The morning of our discussion, I came across this Scientific American article about Google Inc.'s Google Earth image provider, Digital Globe, launching a new and more powerful satellite (funded in part by the Pentagon's National Geospatial-Intelligence Agency (NGA) to the tune of half a billion dollars) into orbit.

According to sciam.com, "The new satellite will also provide far more accurate data, including the ability to pinpoint objects on the Earth at three to 7.5 meters, or 10 to 25 feet. Using known reference points on the ground, the accuracy would rise to about two meters."

Apart from this project's blindingly obvious implications of US military and Homeland Security interests, I am led to wonder about Google's role in digitally mapping every inch of the globe in the name of Progress. Am I the only one left wondering where corporate/state rights end and personal privacy rights begin?

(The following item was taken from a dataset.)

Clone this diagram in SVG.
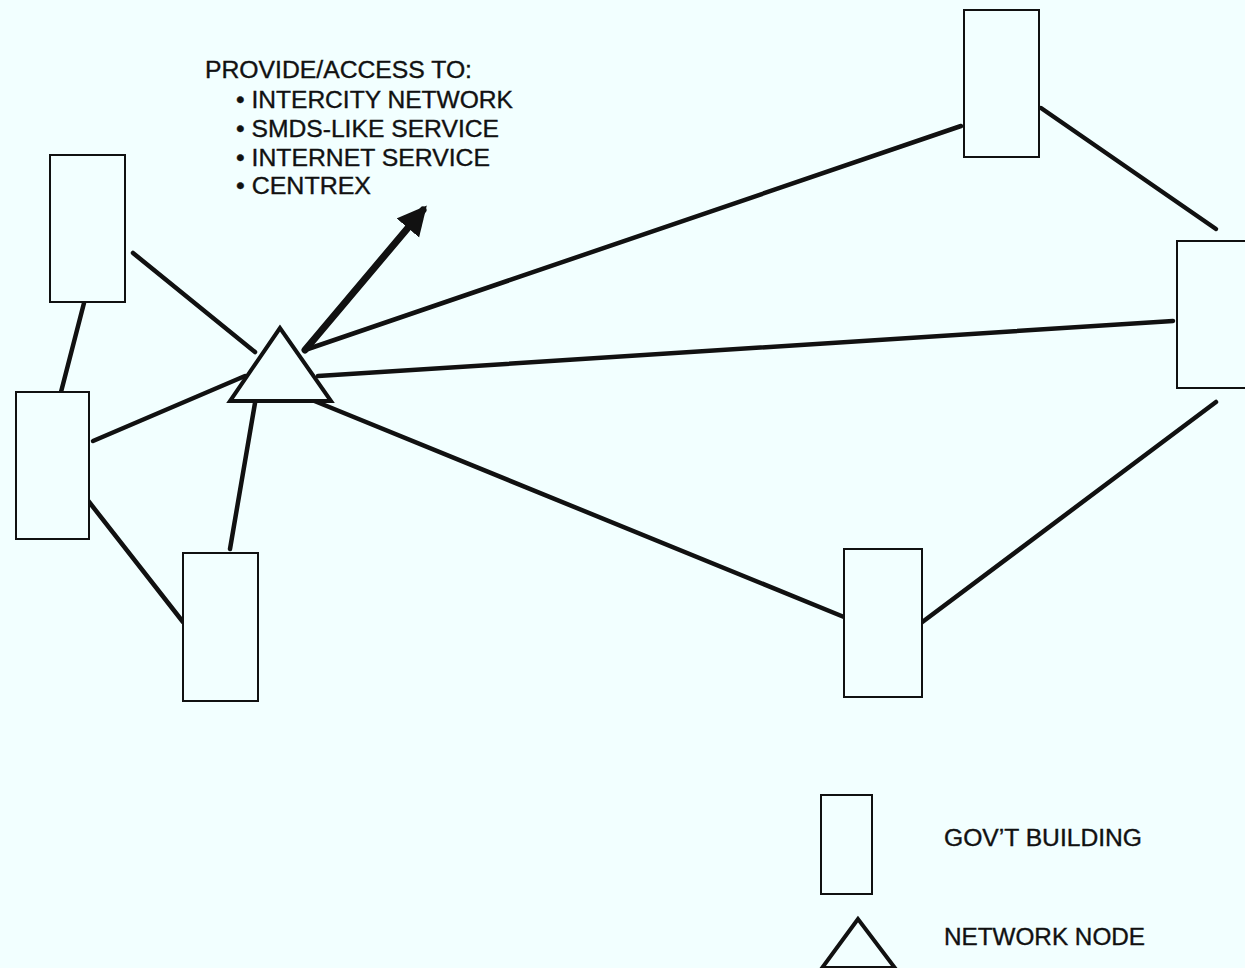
<svg xmlns="http://www.w3.org/2000/svg" width="1245" height="968" viewBox="0 0 1245 968">
  <defs>
    <style>
      .bldg { fill: #f2ffff; stroke: #111; stroke-width: 2; }
      .node { fill: #f2ffff; stroke: #111; stroke-width: 4; stroke-linejoin: miter; }
      .link { stroke: #111; stroke-width: 4.5; stroke-linecap: round; fill: none; }
      .lbl { font-family: "Liberation Sans", Arial, sans-serif; font-size: 23px; fill: #111; stroke: #111; stroke-width: 0.35; }
    </style>
    <marker id="head" viewBox="0 0 10 10" refX="8" refY="5" markerWidth="4.2" markerHeight="4.4" orient="auto" markerUnits="strokeWidth">
      <path d="M0,0 L10,5 L0,10 z" fill="#111"/>
    </marker>
  </defs>

  <rect width="1245" height="968" fill="#f2ffff"/>

  <!-- links between buildings and the node -->
  <g id="connectors">
    <line class="link" x1="133" y1="253" x2="255" y2="352"/>
    <line class="link" x1="84" y1="303" x2="61" y2="392"/>
    <line class="link" x1="93" y1="441" x2="245" y2="376"/>
    <line class="link" x1="86" y1="498" x2="183" y2="622"/>
    <line class="link" x1="255" y1="403" x2="230" y2="549"/>
    <line class="link" x1="305" y1="350" x2="961" y2="126"/>
    <line class="link" x1="318" y1="376" x2="1173" y2="321"/>
    <line class="link" x1="312" y1="400" x2="844" y2="617"/>
    <line class="link" x1="1041" y1="108" x2="1216" y2="229"/>
    <line class="link" x1="1216" y1="402" x2="921" y2="623"/>
    <!-- outbound access arrow -->
    <line x1="305" y1="350" x2="423" y2="210" stroke="#111" stroke-width="7" stroke-linecap="round" marker-end="url(#head)"/>
  </g>

  <g id="bldg-a"><rect class="bldg" x="50" y="155" width="75" height="147"/></g>
  <g id="bldg-b"><rect class="bldg" x="16" y="392" width="73" height="147"/></g>
  <g id="bldg-c"><rect class="bldg" x="183" y="553" width="75" height="148"/></g>
  <g id="bldg-d"><rect class="bldg" x="964" y="10" width="75" height="147"/></g>
  <g id="bldg-e"><rect class="bldg" x="1177" y="241" width="75" height="147"/></g>
  <g id="bldg-f"><rect class="bldg" x="844" y="549" width="78" height="148"/></g>

  <g id="network-node"><polygon class="node" points="280,328 230,401 331,401"/></g>

  <g id="services-label">
    <text class="lbl" x="205" y="78" textLength="267" lengthAdjust="spacingAndGlyphs">PROVIDE/ACCESS TO:</text>
    <text class="lbl" x="236" y="108" textLength="277" lengthAdjust="spacingAndGlyphs">• INTERCITY NETWORK</text>
    <text class="lbl" x="236" y="137" textLength="263" lengthAdjust="spacingAndGlyphs">• SMDS-LIKE SERVICE</text>
    <text class="lbl" x="236" y="166" textLength="254" lengthAdjust="spacingAndGlyphs">• INTERNET SERVICE</text>
    <text class="lbl" x="236" y="194" textLength="135" lengthAdjust="spacingAndGlyphs">• CENTREX</text>
  </g>

  <g id="legend">
    <rect class="bldg" x="821" y="795" width="51" height="99"/>
    <text class="lbl" x="944" y="846" textLength="198" lengthAdjust="spacingAndGlyphs">GOV’T BUILDING</text>
    <polygon class="node" points="858,919 822,968 895,968" stroke-width="3.5"/>
    <text class="lbl" x="944" y="945" textLength="201" lengthAdjust="spacingAndGlyphs">NETWORK NODE</text>
  </g>
</svg>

I don't mean to sound like a paranoid conspiracy theorist suspecting elitist treachery. In its present state, the technology is relatively benign in terms of potential for abuse. To be sure though, imminent logical steps to improve the software's market value will introduce high-resolution imagery accuracy to the square inch and, in the not-too-distant-future, REALTIME coverage, most likely starting in dense metropolitan areas. I posit that the threat lies not in the September 18th launch of this particular satellite, but in the direction this technology is taking, as dictated by the omnipresent logic of capitalism.

Will the populace have much to say regarding policymaking such advancements would require? In this instance of state-corporate back scratching, I guess we'll have to see. I'm not suggesting that we all need distress over the eye in the sky that may someday be watching us walk to the post office to buy stamps, it's just something to think about. A lot of influential people in a lot of expensive suits certainly are.